++++ Data excerpt
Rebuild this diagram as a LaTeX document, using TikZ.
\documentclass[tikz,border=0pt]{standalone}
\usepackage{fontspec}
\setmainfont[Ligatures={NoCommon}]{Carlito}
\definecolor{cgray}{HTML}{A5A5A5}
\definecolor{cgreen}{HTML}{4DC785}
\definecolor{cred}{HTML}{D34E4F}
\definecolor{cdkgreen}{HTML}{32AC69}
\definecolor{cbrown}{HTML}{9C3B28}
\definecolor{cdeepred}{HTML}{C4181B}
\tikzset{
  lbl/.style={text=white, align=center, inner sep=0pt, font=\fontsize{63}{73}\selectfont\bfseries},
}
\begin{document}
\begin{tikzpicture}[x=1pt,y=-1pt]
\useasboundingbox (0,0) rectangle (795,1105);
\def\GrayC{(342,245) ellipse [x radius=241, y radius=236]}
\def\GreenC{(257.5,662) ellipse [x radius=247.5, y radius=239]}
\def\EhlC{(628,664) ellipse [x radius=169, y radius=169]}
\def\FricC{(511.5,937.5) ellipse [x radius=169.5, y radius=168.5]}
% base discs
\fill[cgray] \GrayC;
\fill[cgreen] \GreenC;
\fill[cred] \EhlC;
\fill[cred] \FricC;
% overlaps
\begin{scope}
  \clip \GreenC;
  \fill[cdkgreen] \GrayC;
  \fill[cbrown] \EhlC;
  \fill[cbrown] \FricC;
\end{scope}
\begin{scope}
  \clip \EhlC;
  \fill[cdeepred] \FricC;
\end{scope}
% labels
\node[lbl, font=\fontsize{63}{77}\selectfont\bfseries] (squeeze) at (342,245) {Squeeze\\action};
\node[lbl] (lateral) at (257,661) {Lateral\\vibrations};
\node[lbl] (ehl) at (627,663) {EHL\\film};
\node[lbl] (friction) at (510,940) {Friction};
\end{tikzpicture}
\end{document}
++++++++
Each line in the material above must be retyped without alteration.

Result =
Rebuild this diagram as a LaTeX document, using TikZ.
\documentclass[tikz,border=0pt]{standalone}
\usepackage{fontspec}
\setmainfont[Ligatures={NoCommon}]{Carlito}
\definecolor{cgray}{HTML}{A5A5A5}
\definecolor{cgreen}{HTML}{4DC785}
\definecolor{cred}{HTML}{D34E4F}
\definecolor{cdkgreen}{HTML}{32AC69}
\definecolor{cbrown}{HTML}{9C3B28}
\definecolor{cdeepred}{HTML}{C4181B}
\tikzset{
  lbl/.style={text=white, align=center, inner sep=0pt, font=\fontsize{63}{73}\selectfont\bfseries},
}
\begin{document}
\begin{tikzpicture}[x=1pt,y=-1pt]
\useasboundingbox (0,0) rectangle (795,1105);
\def\GrayC{(342,245) ellipse [x radius=241, y radius=236]}
\def\GreenC{(257.5,662) ellipse [x radius=247.5, y radius=239]}
\def\EhlC{(628,664) ellipse [x radius=169, y radius=169]}
\def\FricC{(511.5,937.5) ellipse [x radius=169.5, y radius=168.5]}
% base discs
\fill[cgray] \GrayC;
\fill[cgreen] \GreenC;
\fill[cred] \EhlC;
\fill[cred] \FricC;
% overlaps
\begin{scope}
  \clip \GreenC;
  \fill[cdkgreen] \GrayC;
  \fill[cbrown] \EhlC;
  \fill[cbrown] \FricC;
\end{scope}
\begin{scope}
  \clip \EhlC;
  \fill[cdeepred] \FricC;
\end{scope}
% labels
\node[lbl, font=\fontsize{63}{77}\selectfont\bfseries] (squeeze) at (342,245) {Squeeze\\action};
\node[lbl] (lateral) at (257,661) {Lateral\\vibrations};
\node[lbl] (ehl) at (627,663) {EHL\\film};
\node[lbl] (friction) at (510,940) {Friction};
\end{tikzpicture}
\end{document}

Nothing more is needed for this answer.